Herman Cain’s been getting a big bang out of a little buck, at least as evidenced by his recent ad campaign:

[youtube]http://www.youtube.com/watch?v=qhm-22Q0PuM[/youtube]

This past Friday I addressed this on The Barbershop. The quick and dirty of it is that I think Cain’s ad isn’t really geared towards folks who are likely to vote or lean Democrat, so that isn’t really the right space from which to analyze the ad. What we need to think about is the average southern white male working class voter. What are they likely to see here? Someone speaking truth to power, who is willing to flout the normal conventions in order to “take our country back.” Whatever you think about those politics, and for people like me they ARE problematic (take our country back from WHOM? for what purpose?), I think the ad works.

We also talked about a recent proposal to spend resources on making HPV shots mandatory. The shots, currently targeted to young women to prevent cervical cancer are now urged on boys as well to stave off the possibility of anal and throat cancer. Because these forms of cancer are associated with sexual activity many are concerned that parents are unlikely to support such a move. But for me the costs loom large–the shots cost $300. I don’t know what the rates of cervical cancer are, but the rates of anal cancer appear to be low–about 5,000 per year. Not sure the benefits outweigh the costs here, although this might be an instance in which an argument could be made for extending the government’s ability to negotiate drug costs with companies.

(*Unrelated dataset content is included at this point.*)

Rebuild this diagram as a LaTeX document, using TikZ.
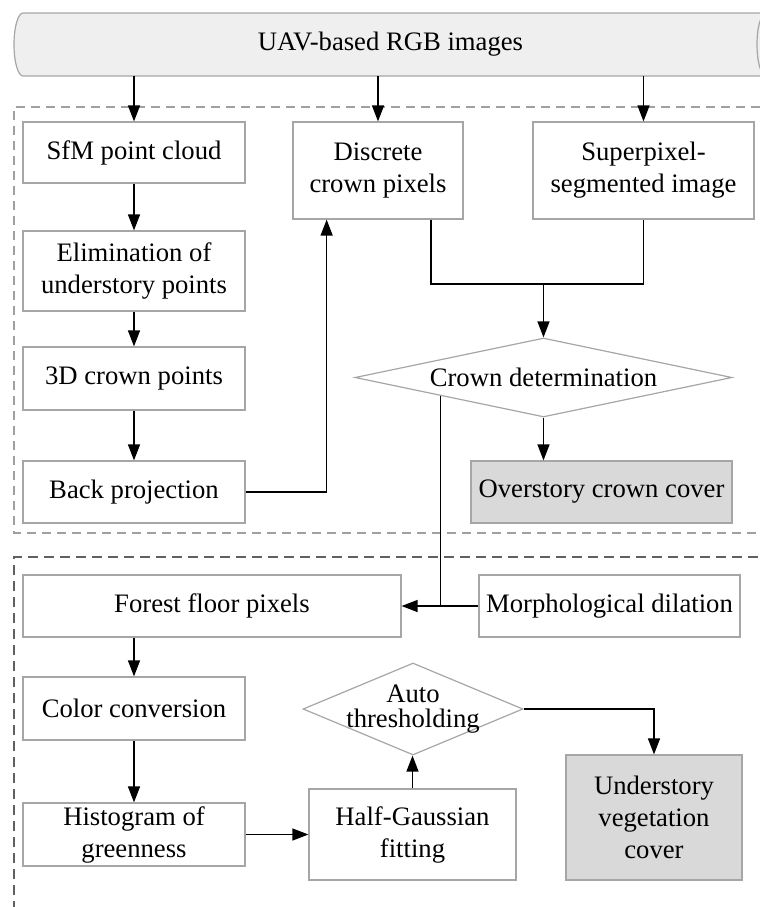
\documentclass[tikz,border=0pt]{standalone}
\usepackage{fontspec}
\setmainfont{Liberation Serif}
\usetikzlibrary{arrows.meta,shapes.geometric,calc}
\definecolor{bordergray}{HTML}{A6A6A6}
\definecolor{cylfill}{HTML}{EFEFEF}
\definecolor{outfill}{HTML}{D9D9D9}
\definecolor{dashlight}{HTML}{A0A0A0}
\definecolor{dashdark}{HTML}{606060}
\begin{document}
\begin{tikzpicture}[x=0.75pt,y=-0.75pt,
  txt/.style={font=\fontsize{20}{24}\selectfont, align=center, inner sep=0pt},
  box/.style={txt, draw=bordergray, line width=0.9pt},
  dia/.style={diamond, draw=bordergray, line width=0.9pt, inner sep=0pt},
  wh/.style 2 args={minimum width=#1*0.75pt, minimum height=#2*0.75pt},
  arr/.style={draw=black, line width=1pt, -{Triangle[length=12pt,width=9pt]}},
  conn/.style={draw=black, line width=1pt},
  cylstyle/.style={draw=bordergray, fill=cylfill, line width=0.9pt},
  dashup/.style={draw=dashlight, line width=1pt, dash pattern=on 6.75pt off 4.5pt},
  dashlow/.style={draw=dashdark, line width=1.2pt, dash pattern=on 7.5pt off 4.5pt}
]
\useasboundingbox (0,0) rectangle (760,907);
\clip (0,0) rectangle (760,907);

% dashed group frames
\draw[dashup] (790,107) -- (14,107) -- (14,533) -- (790,533);
\draw[dashlow] (790,557) -- (14,557) -- (14,930);

% top cylinder
\draw[cylstyle] (790,13) -- (23,13) arc[start angle=90, end angle=270, x radius=6.75pt, y radius=23.625pt] -- (790,76);
\draw[draw=bordergray, line width=0.9pt] (766,13) arc[start angle=90, end angle=270, x radius=6.75pt, y radius=23.625pt];
\node[txt, minimum height=63*0.75pt] (uav) at (390.5,44.5) {UAV-based RGB images};

% upper part
\node[box, wh={222}{61}] (sfm) at (134,152.5) {SfM point cloud};
\node[box, wh={222}{80}] (elim) at (134,271) {Elimination of\\understory points};
\node[box, wh={222}{63}] (c3d) at (134,378.5) {3D crown points};
\node[box, wh={222}{62}] (back) at (134,492) {Back projection};
\node[box, wh={170}{97}] (disc) at (378,170.5) {Discrete\\crown pixels};
\node[box, wh={221}{97}] (super) at (643.5,170.5) {Superpixel-\\segmented image};
\node[dia, wh={377}{79}] (cdet) at (543.5,377.5) {};
\node[txt] (cdett) at (cdet) {Crown determination};
\node[box, fill=outfill, wh={261}{62}] (over) at (601.5,492) {Overstory crown cover};

% lower part
\node[box, wh={378}{62}] (floor) at (212,606) {Forest floor pixels};
\node[box, wh={261}{62}] (morph) at (609.5,606) {Morphological dilation};
\node[box, wh={222}{63}] (color) at (134,708.5) {Color conversion};
\node[box, wh={222}{63}] (hist) at (134,834.5) {Histogram of\\greenness};
\node[box, wh={207}{91}] (half) at (412.5,834.5) {Half-Gaussian\\fitting};
\node[dia, wh={220}{92}] (auto) at (413,709) {};
\node[txt, font=\fontsize{20}{19}\selectfont] (autot) at (auto) {Auto\\thresholding};
\node[box, fill=outfill, wh={176}{125}] (under) at (654,817.5) {Understory\\vegetation\\cover};

% connectors
\draw[arr] (sfm.north |- uav.south) -- (sfm.north);
\draw[arr] (disc.north |- uav.south) -- (disc.north);
\draw[arr] (super.north |- uav.south) -- (super.north);
\draw[arr] (sfm.south) -- (elim.north);
\draw[arr] (elim.south) -- (c3d.north);
\draw[arr] (c3d.south) -- (back.north);
\draw[arr] (back.east) -| ($(disc.south west)!0.2!(disc.south east)$);
\coordinate (merge) at (cdet.north |- 0,284);
\draw[conn] ($(disc.south west)!0.81!(disc.south east)$) |- (merge) -| (super.south);
\draw[arr] (merge) -- (cdet.north);
\draw[arr] (cdet.south) -- (cdet.south |- over.north);
\coordinate (jn) at (cdet.190 |- floor.east);
\draw[conn] (cdet.190) -- (jn);
\draw[arr] (morph.west) -- (floor.east);
\draw[arr] (color.north |- floor.south) -- (color.north);
\draw[arr] (color.south) -- (hist.north);
\draw[arr] (hist.east) -- (half.west);
\draw[arr] (half.north) -- (half.north |- auto.south);
\draw[arr] (auto.east) -| (under.north);
\end{tikzpicture}
\end{document}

This particular proposal made me think about an aspect of the Amber Cole case that I don’t think anyone has considered. Both Jimi Izrael and Mark Anthony Neal take the role of the father–with Jimi channeling the rage of a parent seemingly helpless to keep his daughter from participating in her own objectification, and Mark analyzing the politics of respectability involved in focusing on Amber rather than the young boys in the video. But while both explicitly focus on Amber’s mental health, they only implicitly deal with Amber’s PHYSICAL health. Women are more likely to contract a variety of sexual diseases than their male counterparts. This combined with market forces that simultaneously seek to infantalize women prematurely age them, and the fact that adolescents aren’t as developed as adults, makes it essential that we spend the same degree of attention of increasing women’s sexual health that we spend (rhetorically at any rate) on keeping black boys out of jail. And in as much as we understand this story as the Amber Cole story as opposed to the INSERT BOY NAME HERE story it means we focus on our daughters.